Couples can also rely on an on-site planner. Santorios put her trust in the wedding coordinator at the Naples Beach Hotel & Golf Club. She’d only seen pictures; she didn’t see the hotel until after she signed a contract. “It was a real leap of faith,” says Santorios, who describes herself as detail-oriented. “You really have to let a lot of it go.”

A hurricane damaged the Ritz-Carlton Grand Cayman resort where Watt was getting married. She’d picked the Caymans partly because hurricanes rarely hit there, so she was shocked when she had to scramble for a new location. A wedding coordinator helped her find another hotel. “It almost derailed my wedding six months before it was to occur,” she says. “Talk about stress.”

Another challenge: There are usually fewer vendors to choose from. For some couples, that means decisions are easier. Fewer options can be limiting—there might be only a few DJs or hairstylists in town.

Tony Hebert says couples who marry in destinations shouldn’t expect perfection. His wife, Jennifer, had trouble communicating with their Spanish-speaking florist. They hired the only photojournalist they could find and weren’t happy with some of the pictures.

“If people have an image of what they want before they go, they will be very disappointed,” Hebert says.
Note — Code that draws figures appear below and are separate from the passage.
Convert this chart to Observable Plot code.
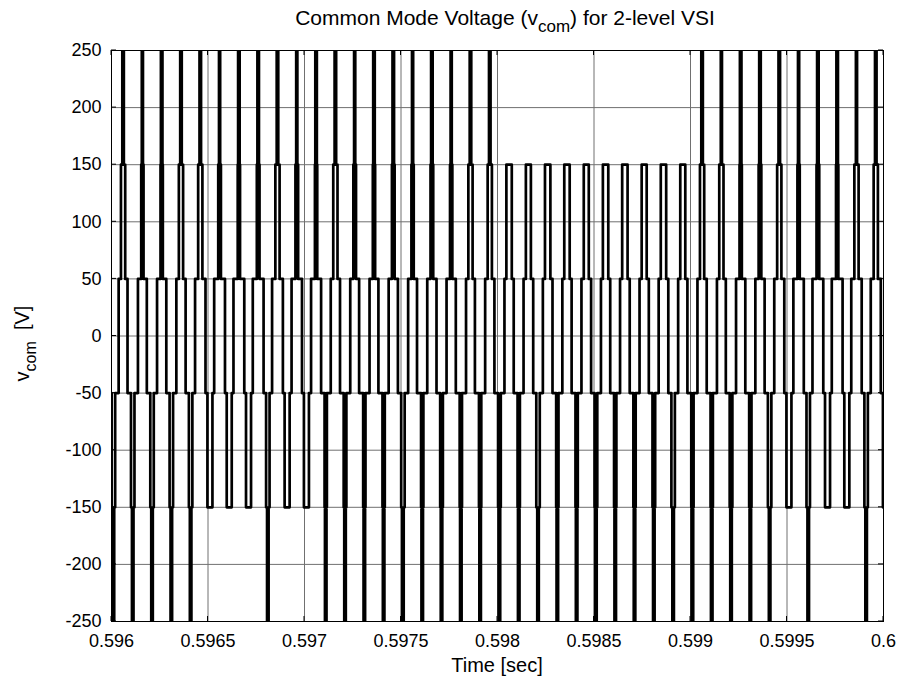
<!DOCTYPE html>
<html>
<head>
<meta charset="utf-8">
<script src="https://cdn.jsdelivr.net/npm/d3@7"></script>
<script src="https://cdn.jsdelivr.net/npm/@observablehq/plot@0.6"></script>
<style>
  body { margin: 0; background: #fff; }
  svg { display: block; }
</style>
</head>
<body>
<div id="chart"></div>
<script>
// Axis ticks
const xTicks = [0.596, 0.5965, 0.597, 0.5975, 0.598, 0.5985, 0.599, 0.5995, 0.6];
const xTickLabels = ["0.596", "0.5965", "0.597", "0.5975", "0.598", "0.5985", "0.599", "0.5995", "0.6"];
const yTicks = [-250, -200, -150, -100, -50, 0, 50, 100, 150, 200, 250];

// Switching pattern of the common-mode voltage, in microseconds.
// One carrier period holds one positive peak and one negative trough.
const windowStart = 0.596;         // s
const windowLengthUs = 4000;
const carrierPeriodUs = 100;
const firstPeakUs = 60;
const firstTroughUs = 10;

// Half-widths (us) of the dwell at or above +250 / +150 / +50 around each peak
const peakHalf250 = [4, 3, 4, 4, 4, 3, 4, 4, 4, 3, 4, 4, 3, 4, 4, 3, 4, 3, 4, 4,
                     0, 0, 0, 0, 0, 0, 0, 0, 0, 0,
                     4, 3, 4, 4, 4, 3, 4, 4, 3, 4];
const peakHalf150 = [11, 6, 6, 11, 11, 7, 6, 7, 11, 7, 6, 11, 7, 6, 7, 6, 7, 6, 11, 11,
                     14, 13, 14, 14, 13, 14, 14, 13, 14, 13,
                     11, 11, 6, 7, 11, 6, 7, 6, 11, 11];
const peakHalf50 = [23, 23, 24, 24, 27, 28, 28, 28, 28, 27, 26,
                    24, 23, 23, 24, 23, 24, 24, 23, 24,
                    24, 25, 25, 24, 25, 24, 25, 24, 25, 24,
                    24, 23, 24, 24, 26, 27, 28, 28, 27, 26];

// Half-widths (us) of the dwell at or below -250 / -150 around each trough
const troughHalf250 = [4, 4, 4, 4, 4,
                       0, 0, 0, 4, 0, 0,
                       4, 4, 4, 4, 4, 4, 4, 4, 4, 4, 4, 4, 4, 4, 4, 4, 4, 4, 4, 4, 4, 4, 4,
                       4, 0, 4, 0, 0, 4, 0];
const troughHalf150 = [9, 9, 9, 9, 9,
                       13, 13, 13, 9, 13, 13,
                       6, 7, 6, 6, 9, 6, 7, 6, 6, 7, 6, 9, 6, 6, 7, 6, 6, 7, 9, 6, 6, 7, 6,
                       9, 13, 9, 13, 13, 9, 13];

// Build the step sequence (time in us, level in V)
const events = [];
const add = (us, v) => events.push([us, v]);
for (let j = 0; j < troughHalf250.length; j++) {
  const b = firstTroughUs + j * carrierPeriodUs;
  add(b - troughHalf150[j], -150);
  if (troughHalf250[j] > 0) { add(b - troughHalf250[j], -250); add(b + troughHalf250[j], -150); }
  add(b + troughHalf150[j], -50);
  if (j < peakHalf50.length) {
    const p = firstPeakUs + j * carrierPeriodUs;
    add(p - peakHalf50[j], 50);
    add(p - peakHalf150[j], 150);
    if (peakHalf250[j] > 0) { add(p - peakHalf250[j], 250); add(p + peakHalf250[j], 150); }
    add(p + peakHalf150[j], 50);
    add(p + peakHalf50[j], -50);
  }
}
const toSec = us => windowStart + us * 1e-6;
let level = -50;
const steps = [];
for (const [us, v] of events) {
  if (us <= 0) { level = v; continue; }
  if (steps.length === 0) steps.push({t: toSec(0), v: level});
  if (us >= windowLengthUs) break;
  steps.push({t: toSec(us), v});
  level = v;
}
steps.push({t: toSec(windowLengthUs), v: level});

const font = "Liberation Sans, Arial, Helvetica, sans-serif";
const W = 915, H = 686;

const plot = Plot.plot({
  width: W,
  height: H,
  marginLeft: 111,
  marginRight: 32,
  marginTop: 50,
  marginBottom: 65,
  style: {fontFamily: font, fontSize: "18px", background: "#fff", color: "#000"},
  x: {domain: [0.596, 0.6]},
  y: {domain: [-250, 250]},
  marks: [
    Plot.ruleX(xTicks, {stroke: "#707070", strokeWidth: 1}),
    Plot.ruleY(yTicks, {stroke: "#707070", strokeWidth: 1}),
    Plot.line(steps, {x: "t", y: "v", curve: "step-after", stroke: "black", strokeWidth: 2.7, clip: true}),
    Plot.frame({stroke: "black", strokeWidth: 1}),
    Plot.axisX({ticks: xTicks, tickSize: 0, tickPadding: 13, fontSize: 18,
                tickFormat: (d, i) => xTickLabels[i], label: null}),
    Plot.axisY({ticks: yTicks, tickSize: 0, tickPadding: 10, fontSize: 18,
                tickFormat: d => String(d), label: null})
  ]
});

document.getElementById("chart").appendChild(plot);

// Inward tick marks on all four sides, plus title and axis labels
const svg = d3.select(plot);
const sx = plot.scale("x"), sy = plot.scale("y");
const [x0, x1] = sx.range, [y0, y1] = sy.range; // y0 bottom, y1 top
const tickLen = 5;
const g = svg.append("g").attr("stroke", "black").attr("stroke-width", 1);
for (const v of xTicks) {
  const x = sx.apply(v);
  g.append("line").attr("x1", x).attr("x2", x).attr("y1", y0).attr("y2", y0 - tickLen);
  g.append("line").attr("x1", x).attr("x2", x).attr("y1", y1).attr("y2", y1 + tickLen);
}
for (const v of yTicks) {
  const y = sy.apply(v);
  g.append("line").attr("x1", x0).attr("x2", x0 + tickLen).attr("y1", y).attr("y2", y);
  g.append("line").attr("x1", x1).attr("x2", x1 - tickLen).attr("y1", y).attr("y2", y);
}

const cx = (x0 + x1) / 2, cy = (y0 + y1) / 2;
const title = svg.append("text")
  .attr("x", cx + 8).attr("y", 25)
  .attr("text-anchor", "middle")
  .attr("font-family", font).attr("font-size", 21).attr("fill", "black");
title.append("tspan").text("Common Mode Voltage (v");
title.append("tspan").attr("font-size", 17).attr("dy", 7).text("com");
title.append("tspan").attr("dy", -7).text(") for 2-level VSI");

svg.append("text")
  .attr("x", cx).attr("y", 672)
  .attr("text-anchor", "middle")
  .attr("font-family", font).attr("font-size", 20).attr("fill", "black")
  .text("Time [sec]");

const ylab = svg.append("text")
  .attr("transform", `translate(29,${cy + 8}) rotate(-90)`)
  .attr("text-anchor", "middle")
  .attr("font-family", font).attr("font-size", 20).attr("fill", "black");
ylab.append("tspan").text("v");
ylab.append("tspan").attr("font-size", 16).attr("dy", 7).text("com");
ylab.append("tspan").attr("dy", -7).text("  [V]");
</script>
</body>
</html>
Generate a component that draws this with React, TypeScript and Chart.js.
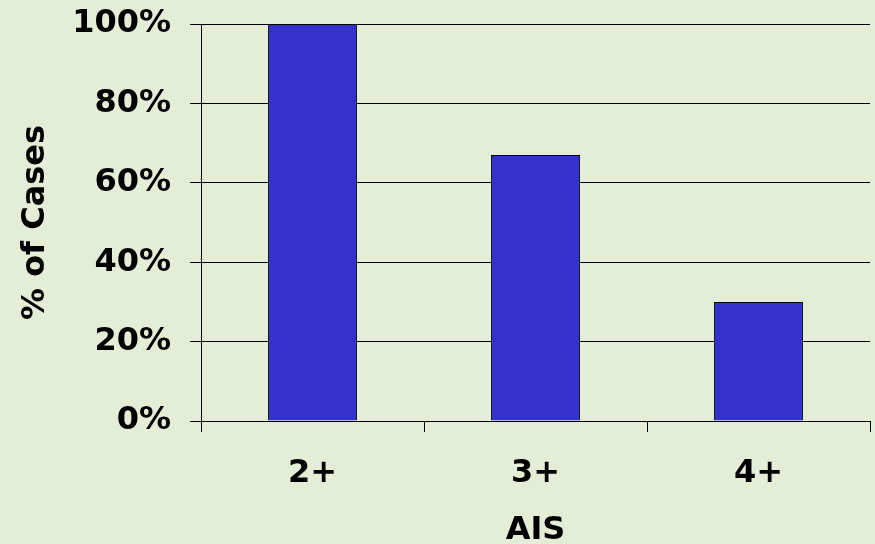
import React, { useEffect, useRef } from "react";
import { Chart, registerables } from "chart.js";

Chart.register(...registerables);

const categories = ["2+", "3+", "4+"];
const percentOfCases = [100, 67, 30];
const yTickValues = [0, 20, 40, 60, 80, 100];
const xTitle = "AIS";
const yTitle = "% of Cases";

const FONT_FAMILY = "Verdana, 'DejaVu Sans', sans-serif";

export default function App() {
  const canvasRef = useRef<HTMLCanvasElement | null>(null);

  useEffect(() => {
    document.body.style.margin = "0";
    const canvas = canvasRef.current;
    if (!canvas) return;
    const font = { family: FONT_FAMILY, size: 32, weight: "bold" as const };
    const chart = new Chart(canvas, {
      type: "bar",
      data: {
        labels: categories,
        datasets: [
          {
            data: percentOfCases,
            backgroundColor: "#3333CC",
            borderColor: "#000000",
            borderWidth: 1,
            categoryPercentage: 1,
            barPercentage: 0.4,
          },
        ],
      },
      options: {
        responsive: false,
        animation: false,
        events: [],
        layout: { padding: { top: 24, right: 5, left: 0, bottom: 0 } },
        plugins: {
          legend: { display: false },
          tooltip: { enabled: false },
        },
        scales: {
          x: {
            offset: true,
            grid: {
              offset: true,
              drawOnChartArea: false,
              drawTicks: true,
              tickLength: 11,
              color: "#000000",
              lineWidth: 1,
            },
            border: { display: true, color: "#000000", width: 1 },
            ticks: { color: "#000000", font, padding: 22, maxRotation: 0 },
            title: {
              display: true,
              text: xTitle,
              color: "#000000",
              font,
              padding: { top: 0, bottom: -6 },
            },
            afterFit: (scale: any) => {
              scale.height = 123;
              scale.paddingLeft = 0;
              scale.paddingRight = 0;
            },
          },
          y: {
            min: 0,
            max: 100,
            afterBuildTicks: (scale: any) => {
              scale.ticks = yTickValues.map((v) => ({ value: v }));
            },
            grid: {
              drawOnChartArea: true,
              drawTicks: true,
              tickLength: 11,
              color: "#000000",
              lineWidth: 1,
            },
            border: { display: true, color: "#000000", width: 1 },
            ticks: {
              color: "#000000",
              font,
              padding: 19,
              callback: (v: any) => `${v}%`,
            },
            title: {
              display: true,
              text: yTitle,
              color: "#000000",
              font,
              padding: { top: 16, bottom: 0 },
            },
            afterFit: (scale: any) => {
              scale.width = 201;
              scale.paddingTop = 0;
              scale.paddingBottom = 0;
            },
          },
        },
      },
    });
    return () => chart.destroy();
  }, []);

  return (
    <div style={{ position: "absolute", left: 0, top: 0, width: 875, height: 544 }}>
      <canvas
        ref={canvasRef}
        width={875}
        height={544}
        style={{ display: "block", width: 875, height: 544, background: "#E4EED6" }}
      />
    </div>
  );
}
When the bagpiper who was supposed to play at Watt’s ceremony got sick, she had little time to come up with an alternative. He was the only bagpiper on Grand Cayman, so she hired a harpist.

Pro: Less Stress

There aren’t many rules for destination weddings, which can mean less stress on a couple. A bride and groom might marry on a ski slope or jump into the ocean after the ceremony. They might host a barbecue instead of a seated dinner. Bridesmaids can carry fresh flowers they picked up on the island that morning.

Many couples arrive a week before the wedding, giving them time to unwind. Picturesque surroundings can make last-minute preparations easier to bear. While a bride getting married in Washington might be scrambling with dress alterations after a day at work, a destination bride might be sitting in the sun making wedding favors.

“A week before the wedding,” Watt says, “I was relaxing on the beach and scuba diving.”